Le Réseau Alice : à la découverte d’un réseau d’espionnage de la Grande Guerre

ROMAN HISTORIQUE — Le Réseau Alice se veut conter l’histoire du plus grand réseau d’espionnage de la Première Guerre mondiale. Mais il est surtout le récit du destin de Eve Gardiner et Charlotte St Clair, qu’a priori tout oppose mais dont les chemins finissent par se croiser en 1947. Et à travers leurs quêtes respectives, c’est bien le destin de toutes ces espionnes oubliées de l’Histoire que l’on redécouvre.

En 1915, Eve Gardiner brûle de prendre part à la guerre contre les Allemands et est recrutée comme espionne. Envoyée à Lille, dans la France occupée, elle est formée par Alice qui dirige un vaste réseau d’agents secrets. Chaque jour, ces femmes et ces hommes de l’ombre mettent leur vie en jeu pour lutter contre l’ennemi et faire passer des informations. Jusqu’au jour où le réseau est trahi et démantelé, ce qui hante encore les nuits d’Eve, trente ans plus tard. Assaillie par ses anciens démons, Eve s’est réfugiée dans la solitude et l’alcool. Jusqu’au jour où la jeune Charlie vient frapper à sa porte pour lui demander de l’aide. Cette dernière souhaite en effet retrouver sa cousine française, disparue sans donner de nouvelles au cours de la seconde guerre mondiale. Leurs recherches, leurs espoirs et leurs envies de vengeance vont donc les mener ensemble sur les routes de France, afin de découvrir une vérité trop longtemps enterrée.
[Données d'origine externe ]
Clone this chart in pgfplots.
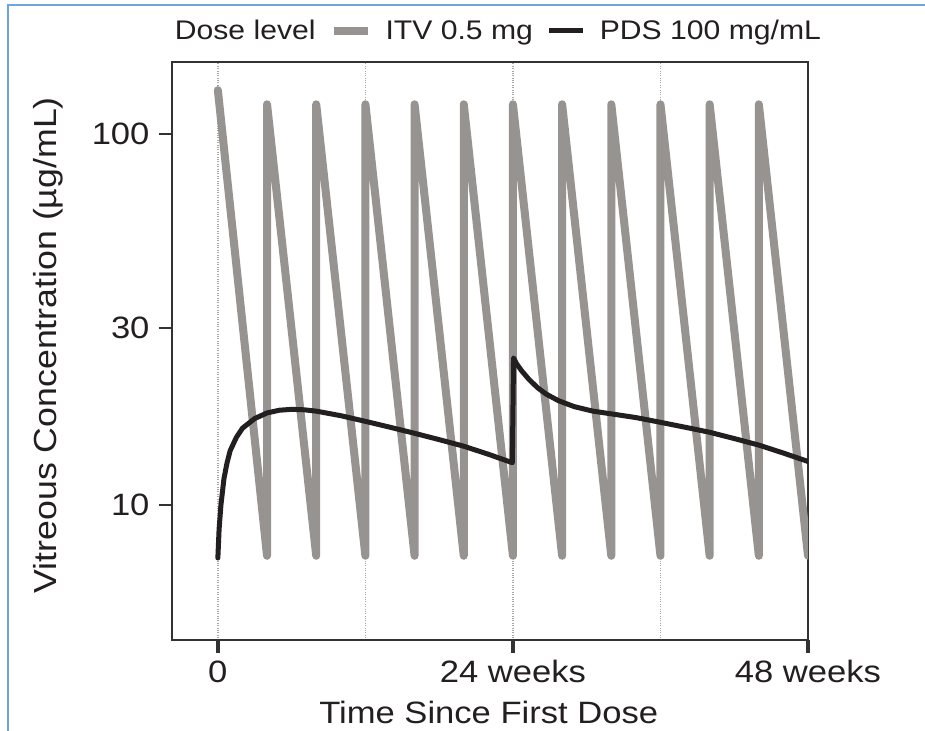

Le secret pour apprécier cette lecture est sans doute de ne pas la prendre pour ce qu’elle n’est pas. Explications ! Le Réseau Alice, malgré son titre et la communication qui l’entoure,  n’est pas exclusivement un roman historique. Abordé de cette manière, vous risqueriez de passer à côté et ce serait dommage. En effet, de ce point de vue, ce roman manque quelque peu de subtilité et tisse des liens qui n’ont pas forcément lieu d’être entre de nombreux événements issus des deux guerres mondiales. Il y a fort à parier que la nationalité du lecteur influera également sur cette impression, et c’est tout à fait normal. Que ce soit en France, en Angleterre ou aux USA, les écoliers d’aujourd’hui n’abordent pas forcément l’Histoire de ces deux guerres mondiales de la même manière. Et si les lecteurs anglophones ne sont pas familiers avec la tragédie d’Oradour-sur-Glane, les français en ont normalement déjà entendu parler. L’élément de surprise du roman perd donc en intensité car il est très facile, quand on commence à nous parler avec insistance de Limoges, de voir où une partie du destin va se jouer.
Autre différence notoire, la vision que le lectorat aura de la France : ce livre propose une vision un peu fantasmée de notre pays, où les habitants peuvent différencier à l’oreille l’accent de Tomblaine à celui de Nancy (et ça se joue à 5 km près !) et où Baudelaire s’érige en maître à penser du côté obscur. Mais c’est de bonne guerre : il est fort probable que tous les anglais ne se nourrissent pas exclusivement de scones en buvant du thé dans une tasse à l’effigie de Kate et William et c’est finalement plutôt sympathique de découvrir la vision que l’on peut avoir de la France outre-Manche et outre-Atlantique.

Le roman présente en fait un récit totalement fictif très divertissant, où l’Histoire est au service des destins personnels. Et à ce titre, il se permet quand même de nous éclairer sur plusieurs grandes figures et plusieurs événements marquants du XXe siècle. Et ça c’est très positif ! Kate Quinn prend le temps, à la fin du livre, de nous livrer quelques notes et nous permet de recouper les sources. Les destins de toutes ces grandes femmes oubliées par l’Histoire, comme Louise de Bettignies et Marie-Léonie Vanhoutte méritaient d’être ainsi mis en lumière. Il est vraiment inspirant et intéressant de découvrir à travers leurs personnages (historiques et romancés) l’organisation d’un réseau de résistance (“Le Réseau Alice”) qui a pu agir au nez et à la barbe des allemands.

Ce roman, pour peu qu’il soit abordé avec un peu de recul, mérite donc d’être découvert, ne serait-ce que pour honorer la mémoire de toutes ces héroïnes oubliées. Nonobstant les passages un peu durs qui peuvent être légions quand on parle des guerres, les pages défilent à une vitesse folle et l’histoire est prenante !

Le Réseau Alice, Kate Quinn. Traduit de l’Anglais (États-Unis) par Agnès Jaubert. Hauteville, janvier 2020.